Pumice is basically aerated volcanic glass. Pumice is created when super-heated, highly pressurized rock is violently thrown from a land-based or underwater volcano. The foamy texture happens because of rapid cooling and depressurization as it is ejected, like the bubbles that appear when a soft drink bottle is opened.
The Havre Seamount volcano, 800 km northeast of New Zealand, produced the largest-known deep ocean volcanic eruption in July 2012. Blankets of rock reached a thickness of 5 meters. The original pumice raft spanned an area of about 23 000 km2. Most of this floating pumice was deposited on the North-West coast of New Zealand and the Polynesia islands. More has been thrown out just in the last couple of months.
The rafts of pumice stones block the sunlight from reaching plankton in the seas beneath. These plankton form the base of food chain when they convert sunlight to food through photosynthesis, and can be severely affected by floating pumice.

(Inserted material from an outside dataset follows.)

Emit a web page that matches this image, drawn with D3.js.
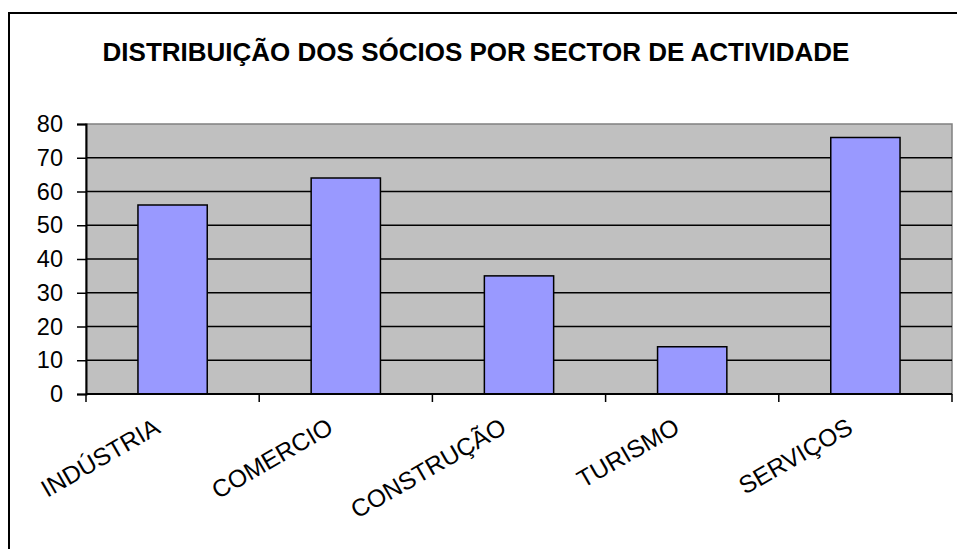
<!DOCTYPE html>
<meta charset="utf-8">
<style>
  body { margin: 0; background: #fff; }
  text { font-family: "Liberation Sans", Arial, sans-serif; }
</style>
<svg width="957" height="549"></svg>
<script src="https://d3js.org/d3.v7.min.js"></script>
<script>

var sectors = ["INDÚSTRIA", "COMERCIO", "CONSTRUÇÃO", "TURISMO", "SERVIÇOS"];
var socios = [56, 64, 35, 14, 76];
var yTicks = [0, 10, 20, 30, 40, 50, 60, 70, 80];

var svg = d3.select("svg"),
    plotLeft = 86, plotRight = 952, plotTop = 124, plotBottom = 394;

// outer frame runs off the right and bottom of the picture
svg.append("rect")
    .attr("x", 9).attr("y", 13)
    .attr("width", 960).attr("height", 560)
    .attr("fill", "none")
    .attr("stroke", "#000")
    .attr("stroke-width", 2);

svg.append("text")
    .attr("x", 476)
    .attr("y", 61)
    .attr("text-anchor", "middle")
    .attr("font-size", 26)
    .attr("font-weight", "bold")
    .text("DISTRIBUIÇÃO DOS SÓCIOS POR SECTOR DE ACTIVIDADE");

var x = d3.scaleBand()
    .domain(sectors)
    .range([plotLeft, plotRight])
    .paddingInner(0.6)
    .paddingOuter(0.3);

var band = d3.scaleBand().domain(sectors).range([plotLeft, plotRight]);

var y = d3.scaleLinear()
    .domain([0, 80])
    .range([plotBottom, plotTop]);

// plot area
svg.append("rect")
    .attr("x", plotLeft).attr("y", plotTop)
    .attr("width", plotRight - plotLeft).attr("height", plotBottom - plotTop)
    .attr("fill", "#c0c0c0")
    .attr("stroke", "#808080")
    .attr("stroke-width", 1.5);

svg.append("g")
  .selectAll("line")
  .data(yTicks.slice(1, -1))
  .enter().append("line")
    .attr("x1", plotLeft).attr("x2", plotRight)
    .attr("y1", y).attr("y2", y)
    .attr("stroke", "#000")
    .attr("stroke-width", 1.5);

svg.append("g")
  .selectAll("rect")
  .data(sectors)
  .enter().append("rect")
    .attr("x", function(d) { return x(d); })
    .attr("width", x.bandwidth())
    .attr("y", function(d, i) { return y(socios[i]); })
    .attr("height", function(d, i) { return y(0) - y(socios[i]); })
    .attr("fill", "#9999ff")
    .attr("stroke", "#000")
    .attr("stroke-width", 1.5);

// y axis
var yAxis = svg.append("g")
    .attr("transform", "translate(" + plotLeft + ",0)")
    .call(d3.axisLeft(y).tickValues(yTicks).tickSize(9).tickPadding(14));
yAxis.select(".domain").attr("stroke-width", 2);
yAxis.selectAll(".tick line").attr("stroke-width", 1.5);
yAxis.selectAll("text")
    .attr("font-size", 23.5)
    .attr("fill", "#000")
    .style("font-family", "Liberation Sans, Arial, sans-serif");

// x axis: ticks on band boundaries
var xAxis = svg.append("g");
xAxis.append("line")
    .attr("x1", plotLeft).attr("x2", plotRight)
    .attr("y1", plotBottom).attr("y2", plotBottom)
    .attr("stroke", "#000")
    .attr("stroke-width", 2);
xAxis.selectAll(".xt")
  .data(sectors.concat(["end"]))
  .enter().append("line")
    .attr("class", "xt")
    .attr("x1", function(d, i) { return plotLeft + i * band.bandwidth(); })
    .attr("x2", function(d, i) { return plotLeft + i * band.bandwidth(); })
    .attr("y1", plotBottom).attr("y2", plotBottom + 8)
    .attr("stroke", "#000")
    .attr("stroke-width", 1.5);

xAxis.selectAll("text")
  .data(sectors)
  .enter().append("text")
    .attr("transform", function(d) {
      return "translate(" + (band(d) + band.bandwidth() / 2 - 11) + "," + (plotBottom + 38) + ")rotate(-30)";
    })
    .attr("text-anchor", "end")
    .attr("font-size", 24.5)
    .text(function(d) { return d; });

</script>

The pumice-floats around for long enough for animals to frequently use it as a mobile habitat. Floating rocks can also act as ferries for exotic invading species, such as shellfish and other organisms. Really dense pumice “islands” can exist for years floating along the ocean currents. Some may have been responsible for the distribution of island hopping animals and plants in the Pacific Ocean. Some pumice islands have been found with plants actually growing on them.
A raft appearing off the Low Islets in Queensland were seen to be covered in growth. “Species such as goose and acorn barnacles, molluscs, anemones, bristle worms, hydroids and crabs are just some of the creatures floating along on this volcanic rock. In the past, we’ve seen rafts become home to micro-communities of more than 80 species including corals, and sometimes the weight of the hitchhikers is so great that it causes the pumice to sink.”
Simon Grove, from the Tasmanian Museum and Art Gallery has studied bivalve molluscs and oysters that drifted down to Tasmania on pumice.
Members of the genus Litiopa often live in floating Sargassum weed or on algae attached to floating pumice. Its appearance at Flinders Island in March 2014 was associated with the arrival of large quantities of pumice. They had come from the Havre Seamount eruption on the Kermadec Ridge, (Carey et al. 2014). It was weathered into fist-sized to marble-sized balls, encrusted with goose-barnacles and algae. As it breaks up the cargo of Litiopa and other organisms end up stranded on beaches, eventually finding its way into the shell-grit.
It has been speculated that pumice rafts were the first home that early life on Earth could have clung to and sprung from. Pumice has a large internal surface area and can be a base for a large variety of chemical reactions. It is also able to absorb several biological building blocks and catalysts and concentrate them in a small volume. Pumice coud also have carried important volcanic minerals away from underwater hydrothermal vents. Pumice-lined beaches could provide a long-lasting, thermally-stable environments for abiotic chemistry to occur.